§ **Given material**:
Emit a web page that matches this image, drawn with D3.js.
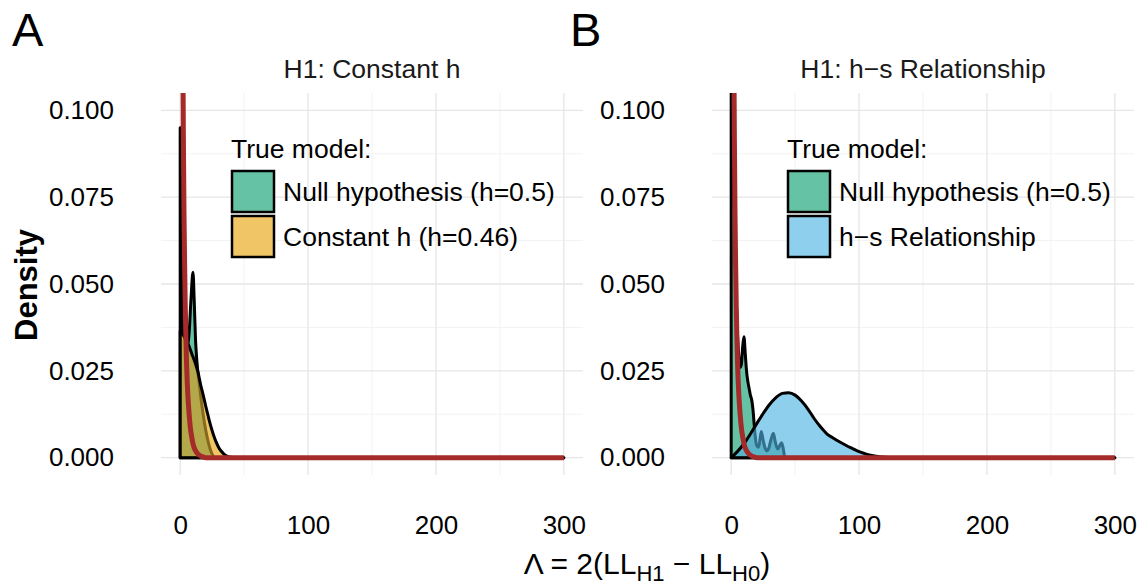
<!DOCTYPE html>
<html>
<head>
<meta charset="utf-8">
<script src="https://cdn.jsdelivr.net/npm/d3@7/dist/d3.min.js"></script>
<style>
  body { margin: 0; background: #fff; }
  text { font-family: "Liberation Sans", Arial, Helvetica, sans-serif; fill: #000; }
</style>
</head>
<body>
<svg id="chart" width="1139" height="586"></svg>
<script>
// ---- data ----
var xTicks = [0, 100, 200, 300];
var xMinor = [50, 150, 250];
var yTicks = [0, 0.025, 0.05, 0.075, 0.1];
var yMinor = [0.0125, 0.0375, 0.0625, 0.0875];

var panelLetters = ['A', 'B'];
var panelTitles = ['H1: Constant h', 'H1: h\u2212s Relationship'];
var legendTitle = 'True model:';
var legendLabelsA = ['Null hypothesis (h=0.5)', 'Constant h (h=0.46)'];
var legendLabelsB = ['Null hypothesis (h=0.5)', 'h\u2212s Relationship'];

// panel A, true model = null hypothesis
var nullA_x = [0, 0.5, 1.0, 1.5, 2, 3, 4.5, 6, 7, 8.5, 10, 11, 12, 13, 15, 17, 19, 21, 23, 25, 27, 300];
var nullA_y = [0.095, 0.095, 0.075, 0.05, 0.037, 0.035, 0.034, 0.033, 0.036, 0.046, 0.0534, 0.045, 0.034, 0.028, 0.021, 0.015, 0.010, 0.006, 0.003, 0.001, 0, 0];

// panel A, true model = constant h
var constA_x = [0, 3, 6, 9, 12, 14, 16, 18, 20, 22, 24, 26, 28, 30, 32, 34, 37, 40, 44, 300];
var constA_y = [0.0365, 0.035, 0.033, 0.030, 0.027, 0.0245, 0.021, 0.018, 0.0148, 0.0118, 0.009, 0.0066, 0.0046, 0.003, 0.0019, 0.0011, 0.0004, 0.0001, 0, 0];

// panel B, true model = null hypothesis
var nullB_x = [0, 0.4, 1, 2, 3, 4, 5, 6, 7, 8, 9, 10, 11, 12, 13, 14, 15, 16, 17, 18, 19, 20, 21.5, 23.5, 25, 26.5, 28, 29.5, 31, 33, 34.5, 36.5, 38, 39.5, 41, 42, 300];
var nullB_y = [0.3, 0.2, 0.13, 0.085, 0.06, 0.045, 0.035, 0.029, 0.026, 0.027, 0.032, 0.0348, 0.03, 0.025, 0.022, 0.02, 0.018, 0.0167, 0.014, 0.0095, 0.0055, 0.0035, 0.003, 0.0075, 0.005, 0.0028, 0.002, 0.0028, 0.005, 0.007, 0.0045, 0.0025, 0.0035, 0.0043, 0.002, 0, 0];

// panel B, true model = h-s relationship
var hsB_x = [0, 5, 10, 15, 20, 25, 30, 35, 40, 45, 50, 55, 60, 65, 70, 75, 80, 85, 90, 95, 100, 105, 110, 115, 120, 125, 300];
var hsB_y = [0, 0.0018, 0.004, 0.0068, 0.0098, 0.0127, 0.0153, 0.0173, 0.0185, 0.0187, 0.018, 0.0163, 0.014, 0.0112, 0.0088, 0.0068, 0.0056, 0.0045, 0.0035, 0.0026, 0.0017, 0.0011, 0.0006, 0.0003, 0.0001, 0, 0];

// theoretical null distribution (red line), same in both panels
var chi_x = [0.15, 0.4, 0.8, 1.2, 1.6, 2, 2.5, 3, 3.5, 4, 4.5, 5, 6, 7, 8, 9, 10, 12, 14, 17, 20, 300];
var chi_y = [1.0, 0.6, 0.38, 0.25, 0.17, 0.125, 0.092, 0.07, 0.055, 0.043, 0.034, 0.027, 0.018, 0.0125, 0.0085, 0.006, 0.004, 0.002, 0.001, 0.0003, 0, 0];

// ---- drawing ----
var svg = d3.select('#chart'),
    defs = svg.append('defs'),
    plotTop = 93,
    plotBottom = 475,
    teal = '#66c2a5',
    red = '#a52a2a';

var y = d3.scaleLinear().domain([-0.005, 0.105]).range([plotBottom, plotTop]);

function zip(xs, ys) {
    return xs.map(function(v, i) { return [v, ys[i]]; });
}

var panels = [
    { id: 'a', left: 161, right: 583, letterX: 12,
      back: zip(nullA_x, nullA_y), front: zip(constA_x, constA_y),
      frontColor: '#f0c566', overlapColor: '#b3a84a', hiddenLine: '#86691c',
      legendX: 231, labels: legendLabelsA },
    { id: 'b', left: 712, right: 1134, letterX: 570,
      back: zip(nullB_x, nullB_y), front: zip(hsB_x, hsB_y),
      frontColor: '#8fcfee', overlapColor: '#5bb5c9', hiddenLine: '#336f8d',
      legendX: 787, labels: legendLabelsB }
];

panels.forEach(drawPanel);

function drawPanel(p, i) {
    var x = d3.scaleLinear().domain([-15, 315]).range([p.left, p.right]);
    var g = svg.append('g');

    // gridlines
    var grid = g.append('g');
    grid.selectAll('.minor-x').data(xMinor).enter().append('line')
        .attr('x1', x).attr('x2', x).attr('y1', plotTop).attr('y2', plotBottom)
        .attr('stroke', '#f2f2f2').attr('stroke-width', 1);
    grid.selectAll('.minor-y').data(yMinor).enter().append('line')
        .attr('x1', p.left).attr('x2', p.right).attr('y1', y).attr('y2', y)
        .attr('stroke', '#f2f2f2').attr('stroke-width', 1);
    grid.selectAll('.major-x').data(xTicks).enter().append('line')
        .attr('x1', x).attr('x2', x).attr('y1', plotTop).attr('y2', plotBottom)
        .attr('stroke', '#e6e6e6').attr('stroke-width', 1.3);
    grid.selectAll('.major-y').data(yTicks).enter().append('line')
        .attr('x1', p.left).attr('x2', p.right).attr('y1', y).attr('y2', y)
        .attr('stroke', '#e6e6e6').attr('stroke-width', 1.3);

    // axes (labels only)
    var xAxis = g.append('g')
        .attr('transform', 'translate(0,' + plotBottom + ')')
        .call(d3.axisBottom(x).tickValues(xTicks).tickSize(0).tickPadding(41));
    var yAxis = g.append('g')
        .attr('transform', 'translate(' + p.left + ',0)')
        .call(d3.axisLeft(y).tickValues(yTicks).tickFormat(d3.format('.3f')).tickSize(0).tickPadding(47));
    [xAxis, yAxis].forEach(function(a) {
        a.select('.domain').remove();
        a.selectAll('text').attr('font-size', 26).attr('font-family', null).attr('fill', '#000');
    });

    // clip regions
    defs.append('clipPath').attr('id', 'clip-' + p.id).append('rect')
        .attr('x', p.left).attr('y', plotTop)
        .attr('width', p.right - p.left).attr('height', plotBottom - plotTop);

    var area = d3.area()
        .x(function(d) { return x(d[0]); })
        .y0(y(0))
        .y1(function(d) { return y(d[1]); })
        .curve(d3.curveMonotoneX);
    var line = d3.line()
        .x(function(d) { return x(d[0]); })
        .y(function(d) { return y(d[1]); })
        .curve(d3.curveMonotoneX);

    defs.append('clipPath').attr('id', 'front-' + p.id).append('path')
        .attr('d', area(p.front));

    var plot = g.append('g').attr('clip-path', 'url(#clip-' + p.id + ')');

    // null hypothesis density (behind)
    plot.append('path').attr('d', area(p.back)).attr('fill', teal);
    plot.append('path').attr('d', area(p.back))
        .attr('fill', 'none').attr('stroke', '#000').attr('stroke-width', 3)
        .attr('stroke-linejoin', 'round');

    // alternative density on top, with the overlap showing through
    plot.append('path').attr('d', area(p.front)).attr('fill', p.frontColor);
    var overlap = plot.append('g').attr('clip-path', 'url(#front-' + p.id + ')');
    overlap.append('path').attr('d', area(p.back)).attr('fill', p.overlapColor);
    overlap.append('path').attr('d', area(p.back))
        .attr('fill', 'none').attr('stroke', p.hiddenLine).attr('stroke-width', 3);
    plot.append('path').attr('d', area(p.front))
        .attr('fill', 'none').attr('stroke', '#000').attr('stroke-width', 3)
        .attr('stroke-linejoin', 'round');

    // theoretical curve
    plot.append('path').attr('d', line(zip(chi_x, chi_y)))
        .attr('fill', 'none').attr('stroke', red).attr('stroke-width', 5);

    // facet title and panel letter
    svg.append('text')
        .attr('x', (p.left + p.right) / 2).attr('y', 78)
        .attr('text-anchor', 'middle').attr('font-size', 26.5).style('fill', '#1a1a1a')
        .text(panelTitles[i]);
    svg.append('text')
        .attr('x', p.letterX).attr('y', 46)
        .attr('font-size', 47)
        .text(panelLetters[i]);

    // legend
    var lg = svg.append('g').attr('transform', 'translate(' + p.legendX + ',0)');
    lg.append('text').attr('x', 0).attr('y', 158).attr('font-size', 26.5).text(legendTitle);
    var keys = lg.selectAll('.key').data(p.labels).enter().append('g')
        .attr('transform', function(d, k) { return 'translate(0,' + (171 + k * 45) + ')'; });
    keys.append('rect')
        .attr('x', 1).attr('y', 0).attr('width', 42).attr('height', 41)
        .attr('fill', function(d, k) { return k === 0 ? teal : p.frontColor; })
        .attr('stroke', '#000').attr('stroke-width', 2.5);
    keys.append('text')
        .attr('x', 52).attr('y', 30).attr('font-size', 26.5)
        .text(function(d) { return d; });
}

// shared axis titles
svg.append('text')
    .attr('transform', 'translate(37,285) rotate(-90)')
    .attr('text-anchor', 'middle').attr('font-size', 31).attr('font-weight', 'bold')
    .text('Density');

var xTitle = svg.append('text')
    .attr('x', 647).attr('y', 574)
    .attr('text-anchor', 'middle').attr('font-size', 30);
xTitle.append('tspan').text('\u039B = 2(LL');
xTitle.append('tspan').attr('font-size', 22).attr('dy', 7).text('H1');
xTitle.append('tspan').attr('dy', -7).text(' \u2212 LL');
xTitle.append('tspan').attr('font-size', 22).attr('dy', 7).text('H0');
xTitle.append('tspan').attr('dy', -7).text(')');
</script>
</body>
</html>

§ **Written task**: Up to and including the line with "var legendLabelsB = ['Null", copy the data above from its first line. Skip pictures.

§ **Finished exercise**:
Emit a web page that matches this image, drawn with D3.js.
<!DOCTYPE html>
<html>
<head>
<meta charset="utf-8">
<script src="https://cdn.jsdelivr.net/npm/d3@7/dist/d3.min.js"></script>
<style>
  body { margin: 0; background: #fff; }
  text { font-family: "Liberation Sans", Arial, Helvetica, sans-serif; fill: #000; }
</style>
</head>
<body>
<svg id="chart" width="1139" height="586"></svg>
<script>
// ---- data ----
var xTicks = [0, 100, 200, 300];
var xMinor = [50, 150, 250];
var yTicks = [0, 0.025, 0.05, 0.075, 0.1];
var yMinor = [0.0125, 0.0375, 0.0625, 0.0875];

var panelLetters = ['A', 'B'];
var panelTitles = ['H1: Constant h', 'H1: h\u2212s Relationship'];
var legendTitle = 'True model:';
var legendLabelsA = ['Null hypothesis (h=0.5)', 'Constant h (h=0.46)'];
var legendLabelsB = ['Null hypothesis (h=0.5)', 'h\u2212s Relationship'];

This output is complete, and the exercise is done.